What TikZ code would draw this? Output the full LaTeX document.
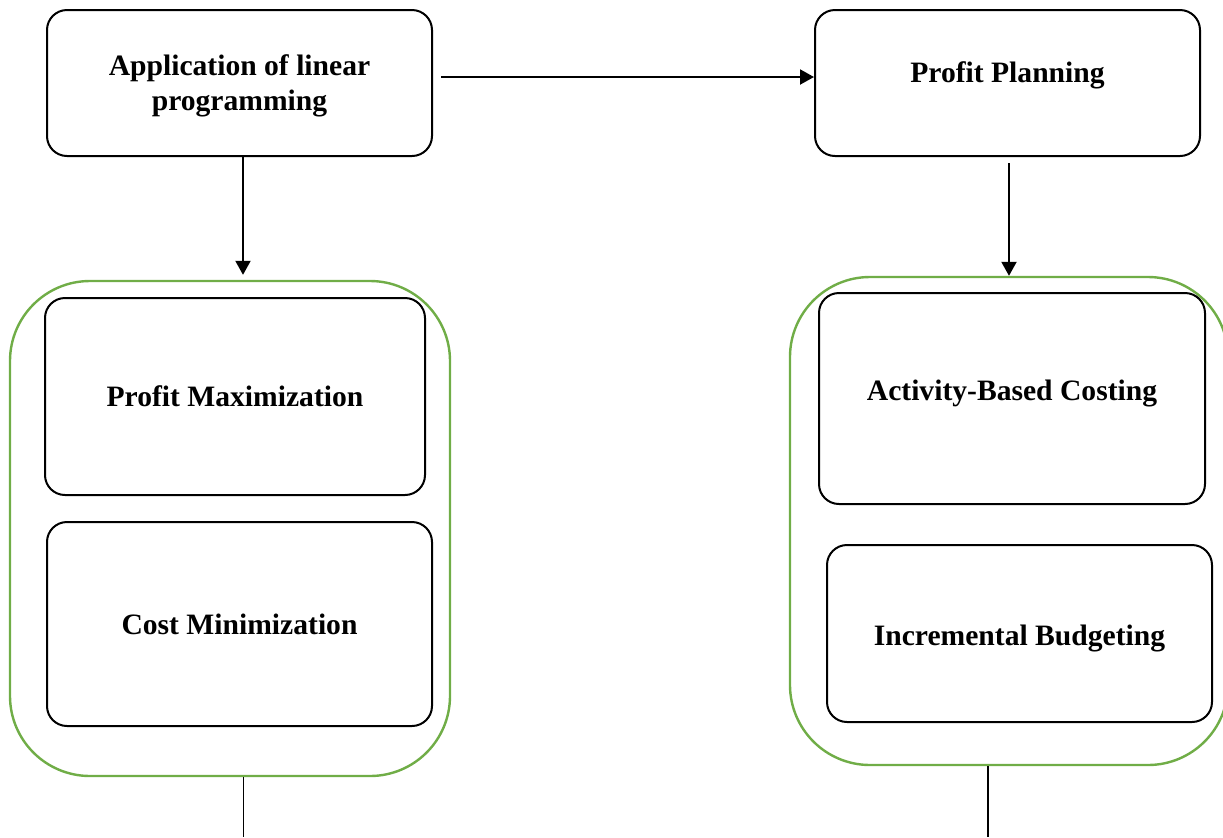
\documentclass[tikz,border=0pt]{standalone}
\usepackage{fontspec}
\setmainfont{Liberation Serif}
\usetikzlibrary{positioning,arrows.meta,calc}
\definecolor{groupGreen}{HTML}{70AD47}

\tikzset{
  box/.style={draw, line width=1pt, rounded corners=10pt, align=center,
    font=\fontsize{14.8}{17.5}\selectfont\bfseries},
  group/.style={draw=groupGreen, line width=1.2pt, rounded corners=40pt},
  arr/.style={line width=1pt, -{Triangle[length=7pt,width=7.5pt]}}
}

\begin{document}
\begin{tikzpicture}[x=0.5pt, y=-0.5pt]
        \useasboundingbox (0,0) rectangle (1223,837);
        % groups
        \node[group, minimum width=220pt, minimum height=247.5pt] (grpL) at (230,528.5) {};
        \node[group, minimum width=219pt, minimum height=244pt] (grpR) at (1009,521) {};
        % top row
        \node[box, minimum width=192.5pt, minimum height=73pt, text depth=-2pt] (linprog) at (239.5,83) {Application of linear\\programming};
        \node[box, minimum width=192.5pt, minimum height=73pt, text depth=11pt] (profplan) at (1007.5,83) {Profit Planning};
        % left column
        \node[box, minimum width=190pt, minimum height=98.5pt] (profmax) at (235,396.5) {Profit Maximization};
        \node[box, minimum width=192.5pt, minimum height=102pt] (costmin) at (239.5,624) {Cost Minimization};
        % right column
        \node[box, minimum width=193pt, minimum height=105.5pt, text depth=8pt] (abc) at (1012,398.5) {Activity-Based Costing};
        \node[box, minimum width=192.5pt, minimum height=88.5pt, text height=15pt] (incbud) at (1019.5,633.5) {Incremental Budgeting};
        % loose ends at the bottom
        \coordinate (endL) at (243.5,837);
        \coordinate (endR) at (988,837);
        % connectors
        \draw[arr] ([xshift=4pt,yshift=3pt]linprog.east) -- ([yshift=3pt]profplan.west);
        \draw[arr] ([xshift=1.75pt]linprog.south) -- ([xshift=6.5pt,yshift=2.5pt]grpL.north);
        \draw[arr] ([xshift=0.75pt,yshift=-3pt]profplan.south) -- (grpR.north);
        \draw[line width=0.8pt] (grpL.south -| endL) -- (endL);
        \draw[line width=0.8pt] (grpR.south -| endR) -- (endR);
      \end{tikzpicture}
\end{document}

┄┄┄┄┄┄

__Written request__.
Search the data above for the string "draw" and copy each line that has it.

__Worked answer__.
What TikZ code would draw this? Output the full LaTeX document.
  box/.style={draw, line width=1pt, rounded corners=10pt, align=center,
  group/.style={draw=groupGreen, line width=1.2pt, rounded corners=40pt},
        \draw[arr] ([xshift=4pt,yshift=3pt]linprog.east) -- ([yshift=3pt]profplan.west);
        \draw[arr] ([xshift=1.75pt]linprog.south) -- ([xshift=6.5pt,yshift=2.5pt]grpL.north);
        \draw[arr] ([xshift=0.75pt,yshift=-3pt]profplan.south) -- (grpR.north);
        \draw[line width=0.8pt] (grpL.south -| endL) -- (endL);
        \draw[line width=0.8pt] (grpR.south -| endR) -- (endR);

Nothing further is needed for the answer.